I seem to have a nose for girls that love their boats, lead a life astray from us gulping-for-air landed whales, and then write like chuckle bombs about their shenanigans. First there was Sarah Henshaw’s boat venture, who I found in mid-air, and now Antonia Murphy’s conversion to farm lass, discovered in the throes of exam angst.
A good book, they say (I don’t know who says so, I do, and that’s enough) rescues your soul. When I read of daring personalities out there leading tremendously gutsy lives, it stirs up my lazy innards. Towards redemption, possibly? For anyone who can’t imagine what the big deal about farming is, go raise a chick or two…and keep them alive, mind you. Or, read Dirty Chick: Adventures of an Unlikely Farmer first.

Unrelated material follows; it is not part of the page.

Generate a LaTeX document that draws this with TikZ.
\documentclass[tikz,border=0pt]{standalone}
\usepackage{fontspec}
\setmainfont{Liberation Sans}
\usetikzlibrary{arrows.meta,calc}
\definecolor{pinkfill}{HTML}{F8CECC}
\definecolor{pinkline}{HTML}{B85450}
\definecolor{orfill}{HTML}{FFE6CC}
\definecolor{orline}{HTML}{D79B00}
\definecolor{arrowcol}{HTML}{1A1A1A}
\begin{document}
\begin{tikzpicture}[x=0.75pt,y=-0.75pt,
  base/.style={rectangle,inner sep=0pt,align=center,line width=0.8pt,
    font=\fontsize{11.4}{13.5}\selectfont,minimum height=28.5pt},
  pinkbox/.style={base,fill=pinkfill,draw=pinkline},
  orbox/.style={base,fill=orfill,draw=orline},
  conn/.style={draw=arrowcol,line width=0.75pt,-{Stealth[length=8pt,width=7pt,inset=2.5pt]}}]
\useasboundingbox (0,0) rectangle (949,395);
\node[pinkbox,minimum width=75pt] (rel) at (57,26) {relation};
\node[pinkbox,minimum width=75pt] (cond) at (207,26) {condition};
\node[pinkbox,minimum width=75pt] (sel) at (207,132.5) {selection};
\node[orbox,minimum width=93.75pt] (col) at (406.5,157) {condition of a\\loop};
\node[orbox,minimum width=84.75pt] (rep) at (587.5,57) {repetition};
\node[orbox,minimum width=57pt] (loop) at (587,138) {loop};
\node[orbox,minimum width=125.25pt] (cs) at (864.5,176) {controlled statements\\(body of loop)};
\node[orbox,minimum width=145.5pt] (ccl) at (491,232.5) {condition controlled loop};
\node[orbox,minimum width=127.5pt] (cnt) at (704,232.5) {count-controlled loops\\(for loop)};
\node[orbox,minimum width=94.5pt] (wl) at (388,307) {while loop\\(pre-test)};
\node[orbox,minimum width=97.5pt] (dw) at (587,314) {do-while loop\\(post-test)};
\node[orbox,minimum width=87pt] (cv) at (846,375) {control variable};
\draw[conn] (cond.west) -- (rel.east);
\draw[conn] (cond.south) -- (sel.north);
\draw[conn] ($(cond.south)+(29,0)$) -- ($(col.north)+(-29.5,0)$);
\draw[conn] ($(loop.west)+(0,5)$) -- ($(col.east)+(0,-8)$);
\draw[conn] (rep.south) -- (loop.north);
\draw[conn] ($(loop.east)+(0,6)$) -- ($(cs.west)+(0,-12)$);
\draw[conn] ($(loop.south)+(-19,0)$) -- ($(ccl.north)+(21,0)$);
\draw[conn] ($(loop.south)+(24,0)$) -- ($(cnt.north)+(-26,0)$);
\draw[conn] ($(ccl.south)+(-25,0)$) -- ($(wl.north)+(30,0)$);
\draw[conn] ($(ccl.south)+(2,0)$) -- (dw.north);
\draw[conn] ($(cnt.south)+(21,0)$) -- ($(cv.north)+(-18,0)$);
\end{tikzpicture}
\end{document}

Take my word for it, for an urbanite from another continent, nay another hemisphere altogether, to settle among New Zealand farmlands and find her bearings hasn’t been easy. To be mother to two energetic human kids, and several equally bouncy ones from diverse non-human species that insist on jumping fences, flying out of cages, killing each other and chasing and spitting on you for your troubles is not a post I am filling in a hurry. Hell, I can’t identify an edible berry from a poison weed to save my life.
When was the last time any of us has woken every other hour through the night, to tend to curdling milk? Or discovered that home brewed alcohol can get you drunk without killing you with hangovers? Cheese and wine making were two very delectable activities she stumbled into in the process of rooting in the soil. The rest of it was a long trial and error, veering into misadventures and cutting one’s losses.
Dirty Chick: Adventures of an Unlikely Farmer is a modern day ‘back to Eden’ tale of an urban Californian sailing an ocean to find her base in Whangarei – I had to look it up in a map – least prepared for the gruesome reality which hit her rose-tinted glasses about ‘lifestyle’ farming. Antonia bares all in disarming honesty, and is refreshingly self-deprecating in recounting her (mis)adventures.
What emerges is also a story of human decency, courtesy and kindness. In the darkest moments, it is the strangers she chose to settle amongst who rallied around and supported like good friends do. As much through the laugh out loud moments in the narrative, as the earnest moments of her son’s illness and the sudden death of a new friend, Antonia manages to piece together all that’s good about life. Despite everything she encounters, she does not lose her wicked wit, not for long. And that is what makes her story so wholesome and enjoyable.